期刊文献+

面向幂律图的动态图存储结构Power-PCSR

Power-PCSR:An Efficient Dynamic Graph Storage Structure for Power-law Graphs
下载PDF
导出
摘要 图数据在现实生活中广泛存在,且不断发生变化。传统高效的静态图存储方式——压缩行/列(Compressed Sparse Row/Column,CSR/CSR)存储方式在更新图数据时需要大量的数据迁移,不适用于动态图数据。而能够高效更新图数据的邻接表(Adjacency List,AL)存储方式往往带有大量的指针,导致其图数据读取和分析效率低。Packed Compressed Sparse Row(PCSR)是一种基于CSR的动态图存储结构。该结构在存储边数据时并不是采用连续无空隙数组,而是采用留有空槽的压缩存储阵列(Packed Memory Arrays,PMA)结构,便于边数据的插入。因此,PCSR支持高效图更新和图分析。但是,PCSR在存储幂律图时,其性能容易受大度数顶点的影响。为此,基于PCSR提出一种支持可高效更新和分析动态幂律图的图存储结构Power-PCSR。
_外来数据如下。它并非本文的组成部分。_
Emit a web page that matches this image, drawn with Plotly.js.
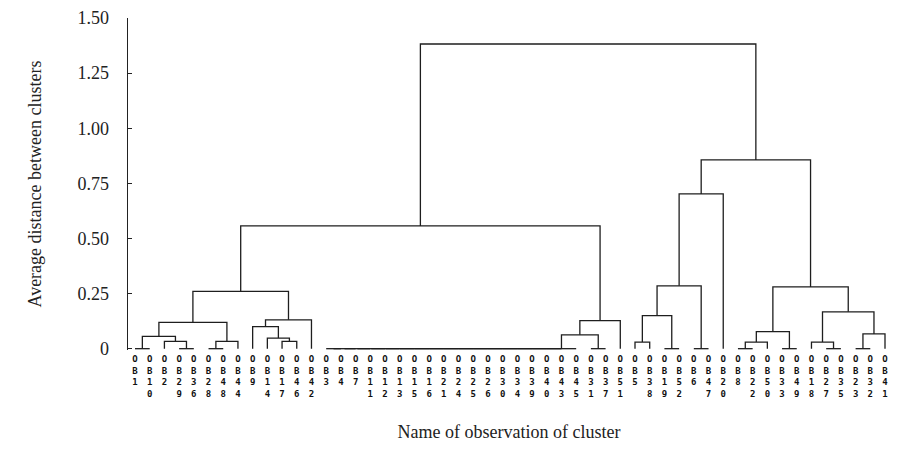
<!DOCTYPE html>
<html><head><meta charset="utf-8">
<script src="https://cdn.plot.ly/plotly-3.0.1.min.js"></script>
<style>html,body{margin:0;padding:0;background:#fff}</style>
</head><body><div id="chart" style="width:907px;height:452px"></div>
<script>
// Leaf order along the x axis
const leafLabels = ["OB1","OB10","OB2","OB29","OB36","OB28","OB48","OB44","OB9","OB14","OB17","OB46","OB42",
  "OB3","OB4","OB7","OB11","OB12","OB13","OB15","OB16","OB21","OB24","OB25","OB26","OB30","OB34","OB39","OB40","OB43","OB45",
  "OB31","OB37","OB51","OB5","OB38","OB19","OB52","OB6","OB47","OB20","OB8","OB22","OB50","OB33","OB49","OB18","OB27","OB35","OB23","OB32","OB41"];

// Merges: strings = leaves, numbers = index of an earlier merge
const mergeLeft  = ["OB1","OB29","OB2",0,"OB28",4,3,"OB17","OB14","OB9",9,6,
  "OB3",12,13,14,15,16,17,18,19,20,21,22,23,24,25,26,27,
  "OB31",28,30,11,
  "OB5","OB19",33,"OB6",35,37,
  "OB8",39,"OB33",40,"OB27","OB18","OB23",45,44,42,38,32];
const mergeRight = ["OB10","OB36",1,2,"OB48","OB44",5,"OB46",7,8,"OB42",10,
  "OB4","OB7","OB11","OB12","OB13","OB15","OB16","OB21","OB24","OB25","OB26","OB30","OB34","OB39","OB40","OB43","OB45",
  "OB37",29,"OB51",31,
  "OB38","OB52",34,"OB47",36,"OB20",
  "OB22","OB50","OB49",41,"OB35",43,"OB32","OB41",46,47,48,49];
const mergeHeight = [0,0,0.033,0.056,0,0.033,0.119,0.033,0.048,0.10,0.131,0.26,
  0,0,0,0,0,0,0,0,0,0,0,0,0,0,0,0,0,
  0,0.063,0.127,0.557,
  0.03,0,0.15,0,0.285,0.702,
  0,0.03,0,0.077,0,0.03,0,0.067,0.167,0.28,0.856,1.382];

const yTickVals = [0,0.25,0.5,0.75,1,1.25,1.5];
const yTickText = ["0","0.25","0.50","0.75","1.00","1.25","1.50"];

const leafPos = {};
leafLabels.forEach((l,i)=>{ leafPos[l] = i+1; });
const nodeX = [], nodeY = [];
const cx = c => typeof c === 'number' ? nodeX[c] : leafPos[c];
const cy = c => typeof c === 'number' ? nodeY[c] : 0;
const xs = [], ys = [];
for (let k = 0; k < mergeHeight.length; k++) {
  const a = mergeLeft[k], b = mergeRight[k], h = mergeHeight[k];
  xs.push(cx(a), cx(a), cx(b), cx(b), null);
  ys.push(cy(a), h, h, cy(b), null);
  nodeX[k] = (cx(a) + cx(b)) / 2;
  nodeY[k] = h;
}

const serif = "Liberation Serif, Times New Roman, serif";
Plotly.newPlot('chart', [{
  type: 'scatter', mode: 'lines', x: xs, y: ys,
  line: {color: '#1e1e1e', width: 1.3},
  hoverinfo: 'skip', showlegend: false
}], {
  width: 907, height: 452,
  margin: {l: 128, r: 17, t: 18, b: 102},
  paper_bgcolor: '#ffffff', plot_bgcolor: '#ffffff',
  xaxis: {
    range: [0.524, 52.34],
    tickmode: 'array',
    tickvals: leafLabels.map((_, i) => i + 1),
    ticktext: leafLabels.map(s => s.split('').join('<br>')),
    tickangle: 0,
    ticks: '', showline: false, showgrid: false, zeroline: false,
    tickfont: {family: 'DejaVu Sans Mono', size: 9, color: '#111', weight: 'bold'},
    ticklabelstandoff: 2,
    title: {text: 'Name of observation of cluster', font: {family: serif, size: 18, color: '#222'}, standoff: 27}
  },
  yaxis: {
    range: [-0.006, 1.5],
    tickmode: 'array', tickvals: yTickVals, ticktext: yTickText,
    ticks: 'inside', ticklen: 4, tickcolor: '#222', tickwidth: 1,
    showline: true, linecolor: '#222', linewidth: 1.3,
    showgrid: false, zeroline: false,
    tickfont: {family: serif, size: 18, color: '#222'},
    ticklabelstandoff: 14,
    title: {text: 'Average distance between clusters', font: {family: serif, size: 18, color: '#222'}, standoff: 31}
  }
}, {displayModeBar: false, staticPlot: true});
</script></body></html>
该结构将幂律图中度数较大的顶点单独存储在一个独立的PMA中,其他所有小度数顶点与PCSR一样存储在原PMA中。小度顶点变化导致的数据迁移不会触及大度数顶点,从而大大减少了数据迁移数量;同样,大度数顶点更新导致的数据迁移只限制在每个大度数顶点的PMA内部,不会涉及小度数顶点和其他大度数顶点的数据迁移。实验显示,Power-PCSR在分析图数据时与PCSR具有相似的性能,而在更新图数据时比PCSR快2倍。 Graph data is widespread in real life and changes over time.The traditional efficient static graph storage structure,compressed sparse row/column(CSR/CSC)requires a large amount of data migration when inserting/deleting edges to/from graphs,which is not suitable for dynamic graphs.Although the adjacency list(AL)is able to update graphs efficiently,it is inefficient in reading and analyzing graphs since it has a large number of pointers,which results in random memory access.PCSR is a novel dynamic graph storage structure based on CSR.It employs a packed memory arrays(PMA)to store the edges rather than a continuous array.Because there are empty slots in PMA,it is easier to insert/delete edges.Thus,packed compressed sparse row(PCSR)is efficient in both graph updating and analysis.However,we find that the performance of PCSR suffers from large degree vertices when storing power-law graphs.For this,this paper proposes a new graph storage structure based on PCSR,Power-PCSR,which supports efficient updating and analysis of dynamic power-law graphs.In Power-PCSR,each large-degree vertex is stored in an independent PMA separately,and other vertices with small degrees are stored in a PMA.The data migration caused by the small-degree vertices will not lead to the migration of large-degree vertices,thus greatly reducing the amount of data migration.Similarly,the data migration caused by the update of large-degree vertices is only limited to its PMA,and will not involve the data migration of other large-degree vertices and small-degree vertices.Experiments show that Power-PCSR has similar performance to PCSR when analyzing graphs,and is 2 times faster than PCSR when updating graph data.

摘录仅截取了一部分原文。